What benefits can a tariffed on-bill program provide to utilities?
  • Lower energy and demand costs of wholesale supply
  • Deferred investment in peak power
  • Address hot spots and service to areas constrained by delivery capacity
  • Reach under-served market segments, including renters and low-moderate-income households
  • Improved customer satisfaction
  • Low cost, market-based options to attain clean energy and carbon pollution targets
  • More productive local economy with less resource waste
Is there a maximum duration of charges based on the useful life for upgrades?

In the PAYS system, the maximum duration of the estimated period for cost recovery is typically 80% of the estimated useful life of the upgrades –- or the duration of a full parts & labor warranty, whichever is longer. For building efficiency upgrades, that period is typically around 12 years.

How should the cost-effectiveness of the upgrades through an opt-in tariff program be evaluated?

The cost-effectiveness of the upgrades should be evaluated by a site specific cost-effectiveness analysis. To determine which upgrades would meet the threshold for immediate net savings for customers, the analysis performed for each site includes (A) the cost of installing the upgrades, (B) less the utility’s rebates and/or incentive payments, (C) the utility’s cost of capital, and (D) estimated savings for customers based on current rates.

Does the opt-in tariff either (A) guarantee savings, or (B) guarantee the upgrades will continue to work throughout the cost recovery period?

The PAYS system does not guarantee a certain level of energy savings. The margin between savings estimates and tariffed charges (i.e. the 20% immediate net savings allocated to customers) assures customers they will save more than they pay.
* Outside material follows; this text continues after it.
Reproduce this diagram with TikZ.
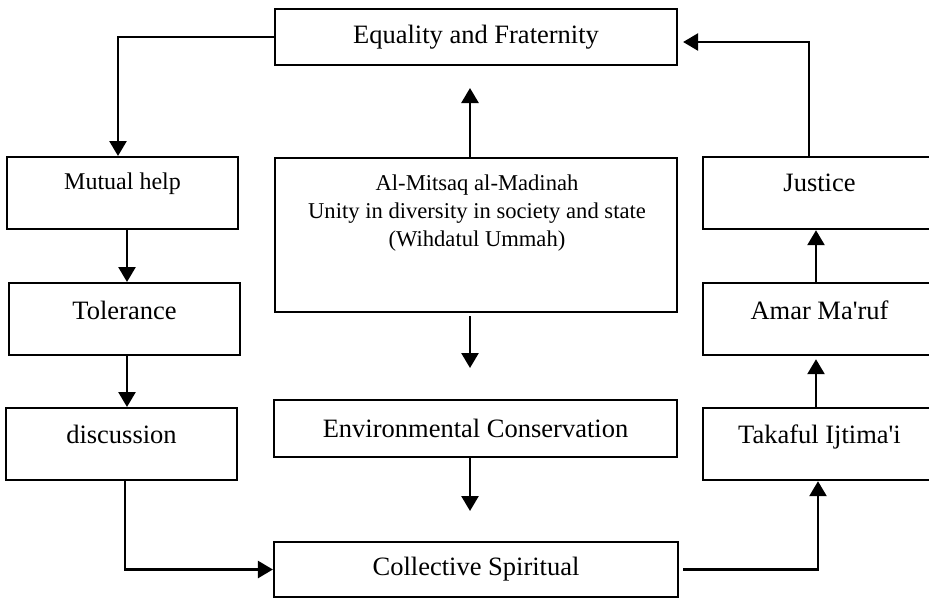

PAYS is designed to assure customers that the cost recovery charges will stop if the upgrades fail to perform or all costs are recovered, whichever comes first. If the upgrades do stop working at no fault of the customer, the utility will suspend charges, arrange for repair or replacement, and if necessary, the utility can extend the cost recovery period to take those additional costs into account.

Is the obligation for cost recovery for the utility’s investment tied to a specific customer or to the utility’s meter at the upgraded site?

Investments in efficiency upgrades made through a tariffed on-bill program are tied to the meter, not to the person holding the account. The utility recovers the costs for those upgrades with a fixed charge on the meter, regardless of who occupies the property. The terms of the tariff apply to service at that meter until the utility’s costs are recovered.

How are the interests of successor customers taken into account when a utility invests in energy efficiency upgrades at a site?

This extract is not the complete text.